*WHAT TO WORK ON:* Leaving out all pictures, reproduce the entries below exactly, from the first line through the line that contains "ax.set_facecolor('white')".

◇ ◇ ◇ ◇

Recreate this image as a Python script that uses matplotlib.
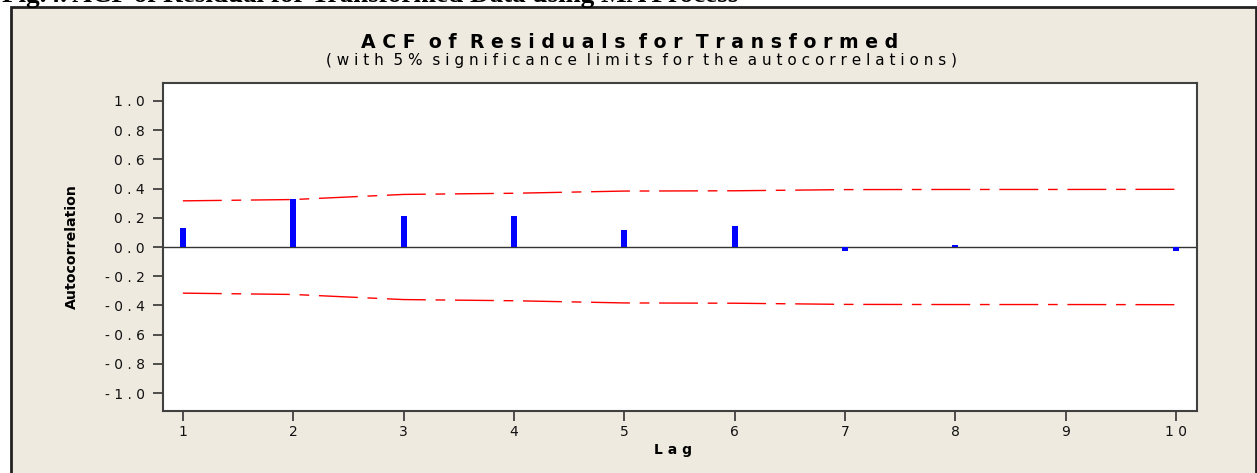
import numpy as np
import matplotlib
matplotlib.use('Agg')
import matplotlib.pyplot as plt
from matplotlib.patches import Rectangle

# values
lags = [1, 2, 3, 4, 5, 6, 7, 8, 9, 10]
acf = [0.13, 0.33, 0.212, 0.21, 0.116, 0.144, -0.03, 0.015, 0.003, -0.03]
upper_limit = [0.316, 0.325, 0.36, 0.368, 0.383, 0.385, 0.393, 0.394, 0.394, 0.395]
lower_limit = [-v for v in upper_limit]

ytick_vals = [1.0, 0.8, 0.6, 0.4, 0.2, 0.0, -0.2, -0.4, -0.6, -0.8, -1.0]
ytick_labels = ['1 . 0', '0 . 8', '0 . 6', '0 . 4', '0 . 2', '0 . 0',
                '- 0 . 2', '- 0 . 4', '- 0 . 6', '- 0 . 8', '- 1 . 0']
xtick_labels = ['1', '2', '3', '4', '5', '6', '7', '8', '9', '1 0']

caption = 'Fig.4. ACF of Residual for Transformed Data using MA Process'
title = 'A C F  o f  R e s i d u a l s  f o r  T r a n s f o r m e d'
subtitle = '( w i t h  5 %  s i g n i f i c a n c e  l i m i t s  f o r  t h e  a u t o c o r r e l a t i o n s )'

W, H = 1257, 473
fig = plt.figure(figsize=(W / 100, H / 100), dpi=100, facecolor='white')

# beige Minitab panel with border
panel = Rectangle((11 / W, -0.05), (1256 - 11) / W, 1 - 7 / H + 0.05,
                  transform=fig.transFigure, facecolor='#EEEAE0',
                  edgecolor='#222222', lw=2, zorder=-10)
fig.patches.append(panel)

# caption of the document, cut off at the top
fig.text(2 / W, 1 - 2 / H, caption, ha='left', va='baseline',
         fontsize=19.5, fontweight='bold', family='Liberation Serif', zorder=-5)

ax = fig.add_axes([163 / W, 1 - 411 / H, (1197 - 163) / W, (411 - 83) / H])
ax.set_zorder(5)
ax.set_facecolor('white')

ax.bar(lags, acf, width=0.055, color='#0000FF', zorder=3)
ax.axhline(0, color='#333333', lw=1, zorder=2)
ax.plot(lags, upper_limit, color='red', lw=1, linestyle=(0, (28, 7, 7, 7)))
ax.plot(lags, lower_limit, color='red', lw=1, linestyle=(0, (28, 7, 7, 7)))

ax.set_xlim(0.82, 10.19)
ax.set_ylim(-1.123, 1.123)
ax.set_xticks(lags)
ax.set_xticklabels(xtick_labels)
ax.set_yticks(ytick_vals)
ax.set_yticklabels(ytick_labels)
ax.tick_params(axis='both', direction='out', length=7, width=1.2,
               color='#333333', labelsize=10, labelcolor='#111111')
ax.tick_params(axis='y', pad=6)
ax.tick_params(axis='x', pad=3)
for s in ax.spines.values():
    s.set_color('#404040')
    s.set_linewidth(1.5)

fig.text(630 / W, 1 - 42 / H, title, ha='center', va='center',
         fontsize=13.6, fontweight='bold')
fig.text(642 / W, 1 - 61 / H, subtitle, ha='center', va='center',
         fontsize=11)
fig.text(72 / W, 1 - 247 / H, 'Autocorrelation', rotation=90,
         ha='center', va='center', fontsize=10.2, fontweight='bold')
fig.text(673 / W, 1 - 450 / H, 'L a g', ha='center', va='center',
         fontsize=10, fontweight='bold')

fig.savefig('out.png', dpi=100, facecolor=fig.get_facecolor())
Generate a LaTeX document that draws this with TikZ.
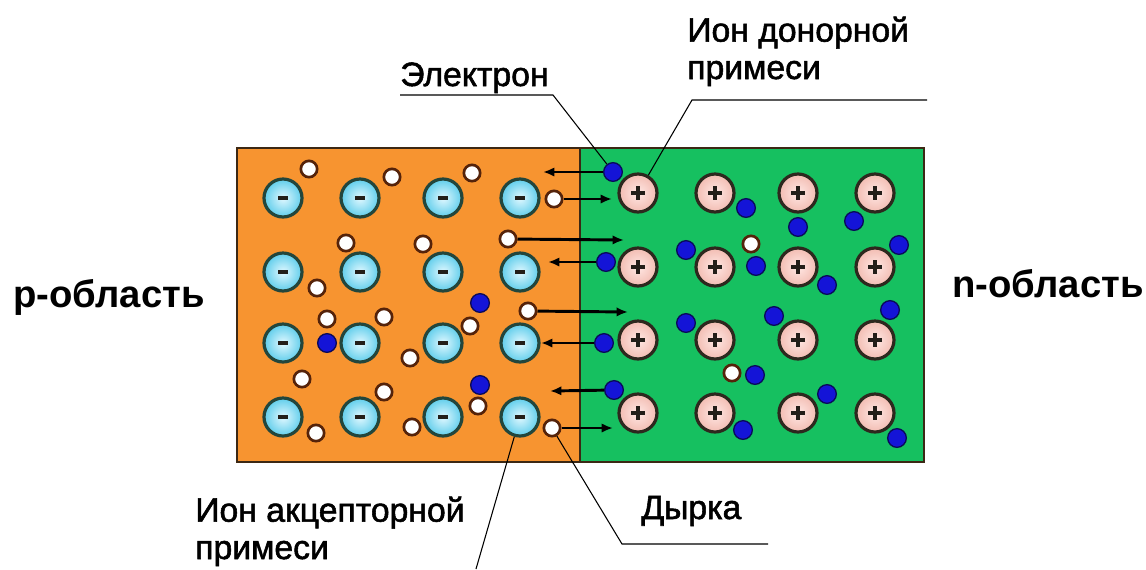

◇ ◇ ◇ ◇

*FINAL RESULT:*
Recreate this image as a Python script that uses matplotlib.
import numpy as np
import matplotlib
matplotlib.use('Agg')
import matplotlib.pyplot as plt
from matplotlib.patches import Rectangle

# values
lags = [1, 2, 3, 4, 5, 6, 7, 8, 9, 10]
acf = [0.13, 0.33, 0.212, 0.21, 0.116, 0.144, -0.03, 0.015, 0.003, -0.03]
upper_limit = [0.316, 0.325, 0.36, 0.368, 0.383, 0.385, 0.393, 0.394, 0.394, 0.395]
lower_limit = [-v for v in upper_limit]

ytick_vals = [1.0, 0.8, 0.6, 0.4, 0.2, 0.0, -0.2, -0.4, -0.6, -0.8, -1.0]
ytick_labels = ['1 . 0', '0 . 8', '0 . 6', '0 . 4', '0 . 2', '0 . 0',
                '- 0 . 2', '- 0 . 4', '- 0 . 6', '- 0 . 8', '- 1 . 0']
xtick_labels = ['1', '2', '3', '4', '5', '6', '7', '8', '9', '1 0']

caption = 'Fig.4. ACF of Residual for Transformed Data using MA Process'
title = 'A C F  o f  R e s i d u a l s  f o r  T r a n s f o r m e d'
subtitle = '( w i t h  5 %  s i g n i f i c a n c e  l i m i t s  f o r  t h e  a u t o c o r r e l a t i o n s )'

W, H = 1257, 473
fig = plt.figure(figsize=(W / 100, H / 100), dpi=100, facecolor='white')

# beige Minitab panel with border
panel = Rectangle((11 / W, -0.05), (1256 - 11) / W, 1 - 7 / H + 0.05,
                  transform=fig.transFigure, facecolor='#EEEAE0',
                  edgecolor='#222222', lw=2, zorder=-10)
fig.patches.append(panel)

# caption of the document, cut off at the top
fig.text(2 / W, 1 - 2 / H, caption, ha='left', va='baseline',
         fontsize=19.5, fontweight='bold', family='Liberation Serif', zorder=-5)

ax = fig.add_axes([163 / W, 1 - 411 / H, (1197 - 163) / W, (411 - 83) / H])
ax.set_zorder(5)
ax.set_facecolor('white')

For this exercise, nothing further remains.